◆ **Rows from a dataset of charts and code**
===============

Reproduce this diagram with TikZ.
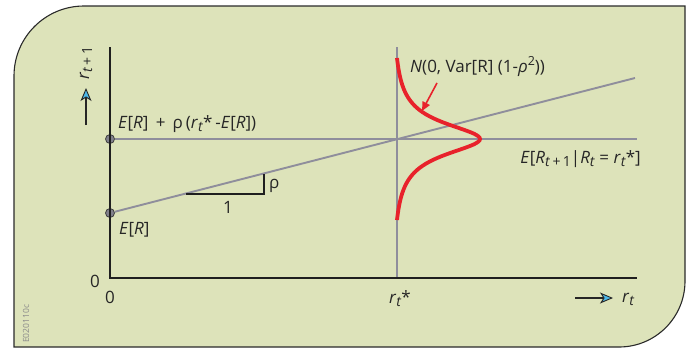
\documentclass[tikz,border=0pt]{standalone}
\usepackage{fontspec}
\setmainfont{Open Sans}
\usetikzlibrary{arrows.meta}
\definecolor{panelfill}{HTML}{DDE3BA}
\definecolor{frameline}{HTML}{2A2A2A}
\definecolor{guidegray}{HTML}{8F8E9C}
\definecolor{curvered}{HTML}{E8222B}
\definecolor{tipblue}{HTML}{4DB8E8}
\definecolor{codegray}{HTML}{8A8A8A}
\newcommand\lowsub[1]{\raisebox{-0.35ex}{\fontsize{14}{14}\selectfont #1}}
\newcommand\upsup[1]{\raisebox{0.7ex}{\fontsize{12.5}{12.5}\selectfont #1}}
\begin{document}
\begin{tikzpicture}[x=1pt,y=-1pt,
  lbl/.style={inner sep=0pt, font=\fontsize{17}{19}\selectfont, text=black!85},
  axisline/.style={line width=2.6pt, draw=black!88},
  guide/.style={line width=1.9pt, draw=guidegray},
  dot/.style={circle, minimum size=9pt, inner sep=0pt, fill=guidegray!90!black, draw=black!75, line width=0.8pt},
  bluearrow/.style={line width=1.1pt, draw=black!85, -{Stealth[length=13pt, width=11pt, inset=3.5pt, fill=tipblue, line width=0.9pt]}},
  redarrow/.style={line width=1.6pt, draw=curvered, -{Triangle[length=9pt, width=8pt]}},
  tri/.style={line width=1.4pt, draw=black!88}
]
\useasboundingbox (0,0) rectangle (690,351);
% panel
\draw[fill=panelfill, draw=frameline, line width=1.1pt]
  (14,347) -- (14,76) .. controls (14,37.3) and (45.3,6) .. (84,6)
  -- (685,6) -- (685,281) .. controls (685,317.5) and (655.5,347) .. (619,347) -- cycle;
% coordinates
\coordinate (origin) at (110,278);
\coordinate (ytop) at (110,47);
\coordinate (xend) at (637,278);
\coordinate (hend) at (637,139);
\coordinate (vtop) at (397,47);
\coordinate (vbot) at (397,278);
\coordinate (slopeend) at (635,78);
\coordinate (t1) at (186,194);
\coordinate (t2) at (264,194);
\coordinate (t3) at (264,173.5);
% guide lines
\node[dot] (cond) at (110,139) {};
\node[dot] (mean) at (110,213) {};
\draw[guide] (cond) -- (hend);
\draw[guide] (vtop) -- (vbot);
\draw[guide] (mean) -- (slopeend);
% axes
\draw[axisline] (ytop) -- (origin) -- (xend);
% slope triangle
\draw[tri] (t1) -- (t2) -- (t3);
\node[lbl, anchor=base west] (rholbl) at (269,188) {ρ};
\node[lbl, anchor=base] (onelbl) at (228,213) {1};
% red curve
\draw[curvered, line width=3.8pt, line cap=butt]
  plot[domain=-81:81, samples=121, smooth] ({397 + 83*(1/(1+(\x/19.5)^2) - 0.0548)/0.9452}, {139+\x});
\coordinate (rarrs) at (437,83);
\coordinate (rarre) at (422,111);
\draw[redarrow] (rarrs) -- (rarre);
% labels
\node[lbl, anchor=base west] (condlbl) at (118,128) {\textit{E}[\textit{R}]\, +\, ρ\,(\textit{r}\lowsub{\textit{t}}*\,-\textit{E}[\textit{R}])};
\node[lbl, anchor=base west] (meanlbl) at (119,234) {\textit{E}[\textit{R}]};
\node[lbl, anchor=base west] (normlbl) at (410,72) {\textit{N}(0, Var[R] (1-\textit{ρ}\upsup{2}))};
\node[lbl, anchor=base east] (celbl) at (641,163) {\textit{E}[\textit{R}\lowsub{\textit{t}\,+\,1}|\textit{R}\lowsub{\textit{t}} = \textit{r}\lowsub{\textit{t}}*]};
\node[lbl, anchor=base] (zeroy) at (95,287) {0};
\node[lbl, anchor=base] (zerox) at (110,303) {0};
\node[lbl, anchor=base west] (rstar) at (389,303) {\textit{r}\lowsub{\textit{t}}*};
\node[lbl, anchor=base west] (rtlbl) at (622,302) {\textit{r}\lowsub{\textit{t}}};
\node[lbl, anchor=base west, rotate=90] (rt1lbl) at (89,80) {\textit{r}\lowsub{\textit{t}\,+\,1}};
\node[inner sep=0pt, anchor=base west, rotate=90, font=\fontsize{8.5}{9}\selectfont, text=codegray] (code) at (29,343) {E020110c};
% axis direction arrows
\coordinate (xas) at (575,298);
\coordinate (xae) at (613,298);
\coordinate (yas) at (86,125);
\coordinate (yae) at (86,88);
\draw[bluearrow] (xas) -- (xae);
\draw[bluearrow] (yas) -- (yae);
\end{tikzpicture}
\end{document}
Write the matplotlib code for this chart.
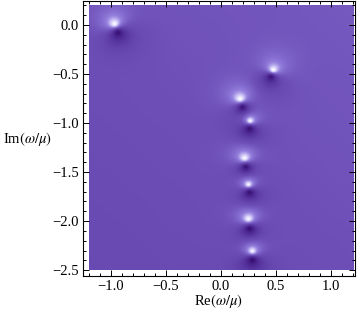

===============

◆ **AIM**
Reproduce the data verbatim. Do not carry any picture into the copy.

◆ **PROBLEM SOLUTION**
Reproduce this diagram with TikZ.
\documentclass[tikz,border=0pt]{standalone}
\usepackage{fontspec}
\setmainfont{Open Sans}
\usetikzlibrary{arrows.meta}
\definecolor{panelfill}{HTML}{DDE3BA}
\definecolor{frameline}{HTML}{2A2A2A}
\definecolor{guidegray}{HTML}{8F8E9C}
\definecolor{curvered}{HTML}{E8222B}
\definecolor{tipblue}{HTML}{4DB8E8}
\definecolor{codegray}{HTML}{8A8A8A}
\newcommand\lowsub[1]{\raisebox{-0.35ex}{\fontsize{14}{14}\selectfont #1}}
\newcommand\upsup[1]{\raisebox{0.7ex}{\fontsize{12.5}{12.5}\selectfont #1}}
\begin{document}
\begin{tikzpicture}[x=1pt,y=-1pt,
  lbl/.style={inner sep=0pt, font=\fontsize{17}{19}\selectfont, text=black!85},
  axisline/.style={line width=2.6pt, draw=black!88},
  guide/.style={line width=1.9pt, draw=guidegray},
  dot/.style={circle, minimum size=9pt, inner sep=0pt, fill=guidegray!90!black, draw=black!75, line width=0.8pt},
  bluearrow/.style={line width=1.1pt, draw=black!85, -{Stealth[length=13pt, width=11pt, inset=3.5pt, fill=tipblue, line width=0.9pt]}},
  redarrow/.style={line width=1.6pt, draw=curvered, -{Triangle[length=9pt, width=8pt]}},
  tri/.style={line width=1.4pt, draw=black!88}
]
\useasboundingbox (0,0) rectangle (690,351);
% panel
\draw[fill=panelfill, draw=frameline, line width=1.1pt]
  (14,347) -- (14,76) .. controls (14,37.3) and (45.3,6) .. (84,6)
  -- (685,6) -- (685,281) .. controls (685,317.5) and (655.5,347) .. (619,347) -- cycle;
% coordinates
\coordinate (origin) at (110,278);
\coordinate (ytop) at (110,47);
\coordinate (xend) at (637,278);
\coordinate (hend) at (637,139);
\coordinate (vtop) at (397,47);
\coordinate (vbot) at (397,278);
\coordinate (slopeend) at (635,78);
\coordinate (t1) at (186,194);
\coordinate (t2) at (264,194);
\coordinate (t3) at (264,173.5);
% guide lines
\node[dot] (cond) at (110,139) {};
\node[dot] (mean) at (110,213) {};
\draw[guide] (cond) -- (hend);
\draw[guide] (vtop) -- (vbot);
\draw[guide] (mean) -- (slopeend);
% axes
\draw[axisline] (ytop) -- (origin) -- (xend);
% slope triangle
\draw[tri] (t1) -- (t2) -- (t3);
\node[lbl, anchor=base west] (rholbl) at (269,188) {ρ};
\node[lbl, anchor=base] (onelbl) at (228,213) {1};
% red curve
\draw[curvered, line width=3.8pt, line cap=butt]
  plot[domain=-81:81, samples=121, smooth] ({397 + 83*(1/(1+(\x/19.5)^2) - 0.0548)/0.9452}, {139+\x});
\coordinate (rarrs) at (437,83);
\coordinate (rarre) at (422,111);
\draw[redarrow] (rarrs) -- (rarre);
% labels
\node[lbl, anchor=base west] (condlbl) at (118,128) {\textit{E}[\textit{R}]\, +\, ρ\,(\textit{r}\lowsub{\textit{t}}*\,-\textit{E}[\textit{R}])};
\node[lbl, anchor=base west] (meanlbl) at (119,234) {\textit{E}[\textit{R}]};
\node[lbl, anchor=base west] (normlbl) at (410,72) {\textit{N}(0, Var[R] (1-\textit{ρ}\upsup{2}))};
\node[lbl, anchor=base east] (celbl) at (641,163) {\textit{E}[\textit{R}\lowsub{\textit{t}\,+\,1}|\textit{R}\lowsub{\textit{t}} = \textit{r}\lowsub{\textit{t}}*]};
\node[lbl, anchor=base] (zeroy) at (95,287) {0};
\node[lbl, anchor=base] (zerox) at (110,303) {0};
\node[lbl, anchor=base west] (rstar) at (389,303) {\textit{r}\lowsub{\textit{t}}*};
\node[lbl, anchor=base west] (rtlbl) at (622,302) {\textit{r}\lowsub{\textit{t}}};
\node[lbl, anchor=base west, rotate=90] (rt1lbl) at (89,80) {\textit{r}\lowsub{\textit{t}\,+\,1}};
\node[inner sep=0pt, anchor=base west, rotate=90, font=\fontsize{8.5}{9}\selectfont, text=codegray] (code) at (29,343) {E020110c};
% axis direction arrows
\coordinate (xas) at (575,298);
\coordinate (xae) at (613,298);
\coordinate (yas) at (86,125);
\coordinate (yae) at (86,88);
\draw[bluearrow] (xas) -- (xae);
\draw[bluearrow] (yas) -- (yae);
\end{tikzpicture}
\end{document}
Write the matplotlib code for this chart.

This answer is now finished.